• _TASK TO CARRY OUT_: Leaving the pictures aside, transcribe every line below exactly.

• _RAW DATA_:

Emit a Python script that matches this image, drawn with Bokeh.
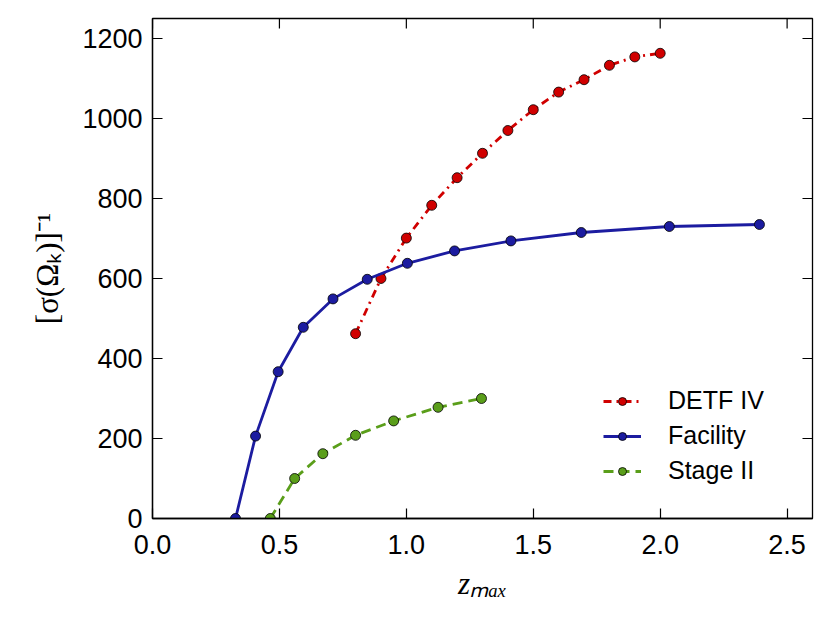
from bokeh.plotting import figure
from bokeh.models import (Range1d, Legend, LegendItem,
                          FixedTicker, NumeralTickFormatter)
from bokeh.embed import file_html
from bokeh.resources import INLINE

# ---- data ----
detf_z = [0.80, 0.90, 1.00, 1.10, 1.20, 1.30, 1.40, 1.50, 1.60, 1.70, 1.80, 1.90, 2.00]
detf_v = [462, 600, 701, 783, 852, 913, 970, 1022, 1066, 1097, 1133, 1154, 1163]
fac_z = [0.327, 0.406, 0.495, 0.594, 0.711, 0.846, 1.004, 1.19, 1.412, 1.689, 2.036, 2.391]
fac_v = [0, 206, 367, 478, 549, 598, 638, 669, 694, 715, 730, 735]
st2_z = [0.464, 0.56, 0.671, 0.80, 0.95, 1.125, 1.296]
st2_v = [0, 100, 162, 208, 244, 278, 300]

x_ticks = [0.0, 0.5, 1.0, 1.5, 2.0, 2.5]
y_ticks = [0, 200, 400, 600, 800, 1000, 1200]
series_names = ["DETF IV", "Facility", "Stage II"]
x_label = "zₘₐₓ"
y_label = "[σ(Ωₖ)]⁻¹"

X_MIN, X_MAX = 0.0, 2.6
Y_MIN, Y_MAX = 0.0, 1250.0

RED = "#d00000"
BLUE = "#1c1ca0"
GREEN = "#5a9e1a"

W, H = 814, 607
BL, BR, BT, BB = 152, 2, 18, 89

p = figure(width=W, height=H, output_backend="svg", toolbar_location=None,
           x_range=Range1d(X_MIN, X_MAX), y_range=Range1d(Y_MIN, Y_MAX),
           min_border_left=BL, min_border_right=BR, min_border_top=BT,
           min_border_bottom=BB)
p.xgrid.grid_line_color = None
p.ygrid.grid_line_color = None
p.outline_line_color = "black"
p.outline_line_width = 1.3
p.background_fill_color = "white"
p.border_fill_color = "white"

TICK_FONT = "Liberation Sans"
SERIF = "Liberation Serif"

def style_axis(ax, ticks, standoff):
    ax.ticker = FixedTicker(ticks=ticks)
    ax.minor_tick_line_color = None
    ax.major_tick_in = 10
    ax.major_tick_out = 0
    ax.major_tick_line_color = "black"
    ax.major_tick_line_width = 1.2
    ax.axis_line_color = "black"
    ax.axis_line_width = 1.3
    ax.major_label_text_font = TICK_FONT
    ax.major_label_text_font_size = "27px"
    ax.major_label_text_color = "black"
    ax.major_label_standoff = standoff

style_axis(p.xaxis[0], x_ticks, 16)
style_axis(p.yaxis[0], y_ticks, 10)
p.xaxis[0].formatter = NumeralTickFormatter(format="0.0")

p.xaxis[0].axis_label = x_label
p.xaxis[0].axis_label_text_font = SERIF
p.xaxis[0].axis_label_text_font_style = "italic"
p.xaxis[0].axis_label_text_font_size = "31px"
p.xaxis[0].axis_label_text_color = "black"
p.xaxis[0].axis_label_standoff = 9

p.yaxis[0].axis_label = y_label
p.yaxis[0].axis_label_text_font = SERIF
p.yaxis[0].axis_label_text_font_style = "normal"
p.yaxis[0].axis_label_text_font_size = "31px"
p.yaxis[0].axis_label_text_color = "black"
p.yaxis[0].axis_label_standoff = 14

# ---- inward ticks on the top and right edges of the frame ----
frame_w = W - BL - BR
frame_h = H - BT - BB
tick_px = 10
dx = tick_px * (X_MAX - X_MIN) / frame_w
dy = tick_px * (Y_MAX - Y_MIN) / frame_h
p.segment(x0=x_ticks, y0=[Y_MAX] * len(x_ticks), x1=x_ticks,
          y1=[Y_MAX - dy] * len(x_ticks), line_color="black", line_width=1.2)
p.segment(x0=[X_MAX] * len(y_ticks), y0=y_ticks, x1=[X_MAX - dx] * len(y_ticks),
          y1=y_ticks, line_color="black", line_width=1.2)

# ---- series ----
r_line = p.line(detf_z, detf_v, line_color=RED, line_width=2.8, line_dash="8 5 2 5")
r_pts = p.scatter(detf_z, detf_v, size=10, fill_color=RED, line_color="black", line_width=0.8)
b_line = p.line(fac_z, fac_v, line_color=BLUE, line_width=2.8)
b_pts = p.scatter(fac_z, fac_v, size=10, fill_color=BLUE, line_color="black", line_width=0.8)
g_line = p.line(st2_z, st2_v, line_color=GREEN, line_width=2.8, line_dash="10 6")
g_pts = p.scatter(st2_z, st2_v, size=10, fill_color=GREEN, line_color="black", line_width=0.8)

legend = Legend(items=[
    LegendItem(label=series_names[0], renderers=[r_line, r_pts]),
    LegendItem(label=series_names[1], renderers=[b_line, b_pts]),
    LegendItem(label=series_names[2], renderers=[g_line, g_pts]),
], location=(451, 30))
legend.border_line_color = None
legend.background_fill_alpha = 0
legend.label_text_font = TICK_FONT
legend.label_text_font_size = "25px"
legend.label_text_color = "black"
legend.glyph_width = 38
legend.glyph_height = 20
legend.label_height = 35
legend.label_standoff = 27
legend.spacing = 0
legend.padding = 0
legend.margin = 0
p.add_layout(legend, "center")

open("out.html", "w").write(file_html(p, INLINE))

• _FINAL ANSWER_:
Emit a Python script that matches this image, drawn with Bokeh.
from bokeh.plotting import figure
from bokeh.models import (Range1d, Legend, LegendItem,
                          FixedTicker, NumeralTickFormatter)
from bokeh.embed import file_html
from bokeh.resources import INLINE

# ---- data ----
detf_z = [0.80, 0.90, 1.00, 1.10, 1.20, 1.30, 1.40, 1.50, 1.60, 1.70, 1.80, 1.90, 2.00]
detf_v = [462, 600, 701, 783, 852, 913, 970, 1022, 1066, 1097, 1133, 1154, 1163]
fac_z = [0.327, 0.406, 0.495, 0.594, 0.711, 0.846, 1.004, 1.19, 1.412, 1.689, 2.036, 2.391]
fac_v = [0, 206, 367, 478, 549, 598, 638, 669, 694, 715, 730, 735]
st2_z = [0.464, 0.56, 0.671, 0.80, 0.95, 1.125, 1.296]
st2_v = [0, 100, 162, 208, 244, 278, 300]

x_ticks = [0.0, 0.5, 1.0, 1.5, 2.0, 2.5]
y_ticks = [0, 200, 400, 600, 800, 1000, 1200]
series_names = ["DETF IV", "Facility", "Stage II"]
x_label = "zₘₐₓ"
y_label = "[σ(Ωₖ)]⁻¹"

X_MIN, X_MAX = 0.0, 2.6
Y_MIN, Y_MAX = 0.0, 1250.0

RED = "#d00000"
BLUE = "#1c1ca0"
GREEN = "#5a9e1a"

W, H = 814, 607
BL, BR, BT, BB = 152, 2, 18, 89

p = figure(width=W, height=H, output_backend="svg", toolbar_location=None,
           x_range=Range1d(X_MIN, X_MAX), y_range=Range1d(Y_MIN, Y_MAX),
           min_border_left=BL, min_border_right=BR, min_border_top=BT,
           min_border_bottom=BB)
p.xgrid.grid_line_color = None
p.ygrid.grid_line_color = None
p.outline_line_color = "black"
p.outline_line_width = 1.3
p.background_fill_color = "white"
p.border_fill_color = "white"

TICK_FONT = "Liberation Sans"
SERIF = "Liberation Serif"

def style_axis(ax, ticks, standoff):
    ax.ticker = FixedTicker(ticks=ticks)
    ax.minor_tick_line_color = None
    ax.major_tick_in = 10
    ax.major_tick_out = 0
    ax.major_tick_line_color = "black"
    ax.major_tick_line_width = 1.2
    ax.axis_line_color = "black"
    ax.axis_line_width = 1.3
    ax.major_label_text_font = TICK_FONT
    ax.major_label_text_font_size = "27px"
    ax.major_label_text_color = "black"
    ax.major_label_standoff = standoff

style_axis(p.xaxis[0], x_ticks, 16)
style_axis(p.yaxis[0], y_ticks, 10)
p.xaxis[0].formatter = NumeralTickFormatter(format="0.0")

p.xaxis[0].axis_label = x_label
p.xaxis[0].axis_label_text_font = SERIF
p.xaxis[0].axis_label_text_font_style = "italic"
p.xaxis[0].axis_label_text_font_size = "31px"
p.xaxis[0].axis_label_text_color = "black"
p.xaxis[0].axis_label_standoff = 9

p.yaxis[0].axis_label = y_label
p.yaxis[0].axis_label_text_font = SERIF
p.yaxis[0].axis_label_text_font_style = "normal"
p.yaxis[0].axis_label_text_font_size = "31px"
p.yaxis[0].axis_label_text_color = "black"
p.yaxis[0].axis_label_standoff = 14

# ---- inward ticks on the top and right edges of the frame ----
frame_w = W - BL - BR
frame_h = H - BT - BB
tick_px = 10
dx = tick_px * (X_MAX - X_MIN) / frame_w
dy = tick_px * (Y_MAX - Y_MIN) / frame_h
p.segment(x0=x_ticks, y0=[Y_MAX] * len(x_ticks), x1=x_ticks,
          y1=[Y_MAX - dy] * len(x_ticks), line_color="black", line_width=1.2)
p.segment(x0=[X_MAX] * len(y_ticks), y0=y_ticks, x1=[X_MAX - dx] * len(y_ticks),
          y1=y_ticks, line_color="black", line_width=1.2)

# ---- series ----
r_line = p.line(detf_z, detf_v, line_color=RED, line_width=2.8, line_dash="8 5 2 5")
r_pts = p.scatter(detf_z, detf_v, size=10, fill_color=RED, line_color="black", line_width=0.8)
b_line = p.line(fac_z, fac_v, line_color=BLUE, line_width=2.8)
b_pts = p.scatter(fac_z, fac_v, size=10, fill_color=BLUE, line_color="black", line_width=0.8)
g_line = p.line(st2_z, st2_v, line_color=GREEN, line_width=2.8, line_dash="10 6")
g_pts = p.scatter(st2_z, st2_v, size=10, fill_color=GREEN, line_color="black", line_width=0.8)

legend = Legend(items=[
    LegendItem(label=series_names[0], renderers=[r_line, r_pts]),
    LegendItem(label=series_names[1], renderers=[b_line, b_pts]),
    LegendItem(label=series_names[2], renderers=[g_line, g_pts]),
], location=(451, 30))
legend.border_line_color = None
legend.background_fill_alpha = 0
legend.label_text_font = TICK_FONT
legend.label_text_font_size = "25px"
legend.label_text_color = "black"
legend.glyph_width = 38
legend.glyph_height = 20
legend.label_height = 35
legend.label_standoff = 27
legend.spacing = 0
legend.padding = 0
legend.margin = 0
p.add_layout(legend, "center")

open("out.html", "w").write(file_html(p, INLINE))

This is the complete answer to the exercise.